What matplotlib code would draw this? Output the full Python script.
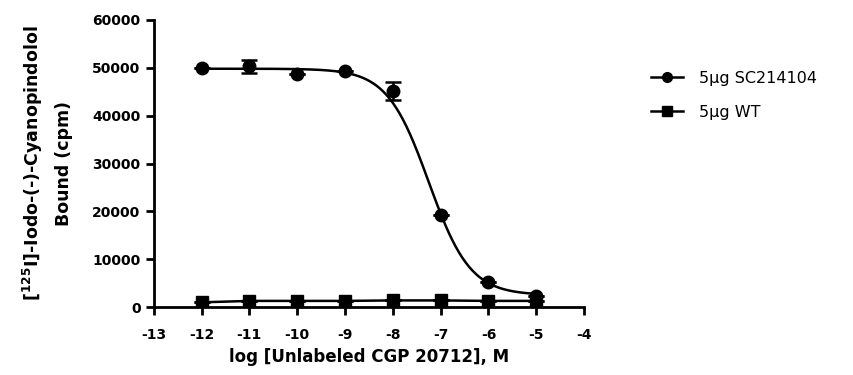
import numpy as np
import matplotlib
matplotlib.use("Agg")
import matplotlib.pyplot as plt

# log concentration of unlabeled CGP 20712 (M)
log_conc = [-12, -11, -10, -9, -8, -7, -6, -5]

# 5ug SC214104: mean bound cpm and SEM
sc_bound = [50000, 50300, 48700, 49300, 45200, 19300, 5200, 2300]
sc_err = [0, 1300, 0, 0, 1900, 0, 0, 0]

# 5ug WT
wt_bound = [1000, 1300, 1300, 1300, 1400, 1400, 1300, 1300]
wt_err = [0, 0, 0, 0, 0, 0, 0, 0]

# one-site competition fit for SC214104
sc_top = 49800
sc_bottom = 2500
sc_logic50 = -7.25

plt.rcParams['font.family'] = ['DejaVu Sans']

fig = plt.figure(figsize=(8.54, 3.75), dpi=100)
ax = fig.add_axes([0.180, 0.181, 0.504, 0.766])

# fitted curve
xfit = np.linspace(min(log_conc), max(log_conc), 300)
yfit = sc_bottom + (sc_top - sc_bottom) / (1 + 10 ** (xfit - sc_logic50))
ax.plot(xfit, yfit, color='black', lw=1.8, zorder=2)
ax.plot(log_conc, wt_bound, color='black', lw=1.8, zorder=2)

ax.errorbar(log_conc, sc_bound, yerr=sc_err, fmt='o', color='black', ms=9,
            capsize=6, elinewidth=1.8, capthick=1.8, zorder=3)
ax.errorbar(log_conc, wt_bound, yerr=wt_err, fmt='s', color='black', ms=8.5,
            capsize=6, elinewidth=1.8, capthick=1.8, zorder=3)

# legend handles
h1, = ax.plot([], [], color='black', lw=1.8, marker='o', ms=7)
h2, = ax.plot([], [], color='black', lw=1.8, marker='s', ms=7)
leg = fig.legend([h1, h2], ['5\u00b5g SC214104', '5\u00b5g WT'],
                 loc='upper left', bbox_to_anchor=(0.745, 0.85),
                 frameon=False, fontsize=11.5, handlelength=2.0,
                 labelspacing=1.2, handletextpad=1.0)

ax.set_xlim(-13, -4)
ax.set_ylim(0, 60000)
ax.set_xticks(range(-13, -3))
ax.set_yticks(range(0, 60001, 10000))
ax.set_xticklabels([str(v) for v in range(-13, -3)])

for s in ['top', 'right']:
    ax.spines[s].set_visible(False)
for s in ['left', 'bottom']:
    ax.spines[s].set_linewidth(2)
ax.tick_params(direction='out', length=6, width=2, labelsize=10)
ax.tick_params(axis='x', pad=9)
for lab in ax.get_xticklabels() + ax.get_yticklabels():
    lab.set_fontweight('bold')

ax.set_xlabel('log [Unlabeled CGP 20712], M', fontsize=12, fontweight='bold',
              labelpad=4)
ax.set_ylabel('[$^{\\mathbf{125}}$I]-Iodo-(-)-Cyanopindolol\nBound (cpm)',
              fontsize=12.5, fontweight='bold', labelpad=14, linespacing=1.7)

fig.savefig('out.png', dpi=100)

┄┄┄┄┄┄

◆ Exercise goal ◆
Copy the listing exactly. Any image in it stays out of the copy.

◆ Complete answer ◆
What matplotlib code would draw this? Output the full Python script.
import numpy as np
import matplotlib
matplotlib.use("Agg")
import matplotlib.pyplot as plt

# log concentration of unlabeled CGP 20712 (M)
log_conc = [-12, -11, -10, -9, -8, -7, -6, -5]

# 5ug SC214104: mean bound cpm and SEM
sc_bound = [50000, 50300, 48700, 49300, 45200, 19300, 5200, 2300]
sc_err = [0, 1300, 0, 0, 1900, 0, 0, 0]

# 5ug WT
wt_bound = [1000, 1300, 1300, 1300, 1400, 1400, 1300, 1300]
wt_err = [0, 0, 0, 0, 0, 0, 0, 0]

# one-site competition fit for SC214104
sc_top = 49800
sc_bottom = 2500
sc_logic50 = -7.25

plt.rcParams['font.family'] = ['DejaVu Sans']

fig = plt.figure(figsize=(8.54, 3.75), dpi=100)
ax = fig.add_axes([0.180, 0.181, 0.504, 0.766])

# fitted curve
xfit = np.linspace(min(log_conc), max(log_conc), 300)
yfit = sc_bottom + (sc_top - sc_bottom) / (1 + 10 ** (xfit - sc_logic50))
ax.plot(xfit, yfit, color='black', lw=1.8, zorder=2)
ax.plot(log_conc, wt_bound, color='black', lw=1.8, zorder=2)

ax.errorbar(log_conc, sc_bound, yerr=sc_err, fmt='o', color='black', ms=9,
            capsize=6, elinewidth=1.8, capthick=1.8, zorder=3)
ax.errorbar(log_conc, wt_bound, yerr=wt_err, fmt='s', color='black', ms=8.5,
            capsize=6, elinewidth=1.8, capthick=1.8, zorder=3)

# legend handles
h1, = ax.plot([], [], color='black', lw=1.8, marker='o', ms=7)
h2, = ax.plot([], [], color='black', lw=1.8, marker='s', ms=7)
leg = fig.legend([h1, h2], ['5\u00b5g SC214104', '5\u00b5g WT'],
                 loc='upper left', bbox_to_anchor=(0.745, 0.85),
                 frameon=False, fontsize=11.5, handlelength=2.0,
                 labelspacing=1.2, handletextpad=1.0)

ax.set_xlim(-13, -4)
ax.set_ylim(0, 60000)
ax.set_xticks(range(-13, -3))
ax.set_yticks(range(0, 60001, 10000))
ax.set_xticklabels([str(v) for v in range(-13, -3)])

for s in ['top', 'right']:
    ax.spines[s].set_visible(False)
for s in ['left', 'bottom']:
    ax.spines[s].set_linewidth(2)
ax.tick_params(direction='out', length=6, width=2, labelsize=10)
ax.tick_params(axis='x', pad=9)
for lab in ax.get_xticklabels() + ax.get_yticklabels():
    lab.set_fontweight('bold')

ax.set_xlabel('log [Unlabeled CGP 20712], M', fontsize=12, fontweight='bold',
              labelpad=4)
ax.set_ylabel('[$^{\\mathbf{125}}$I]-Iodo-(-)-Cyanopindolol\nBound (cpm)',
              fontsize=12.5, fontweight='bold', labelpad=14, linespacing=1.7)

fig.savefig('out.png', dpi=100)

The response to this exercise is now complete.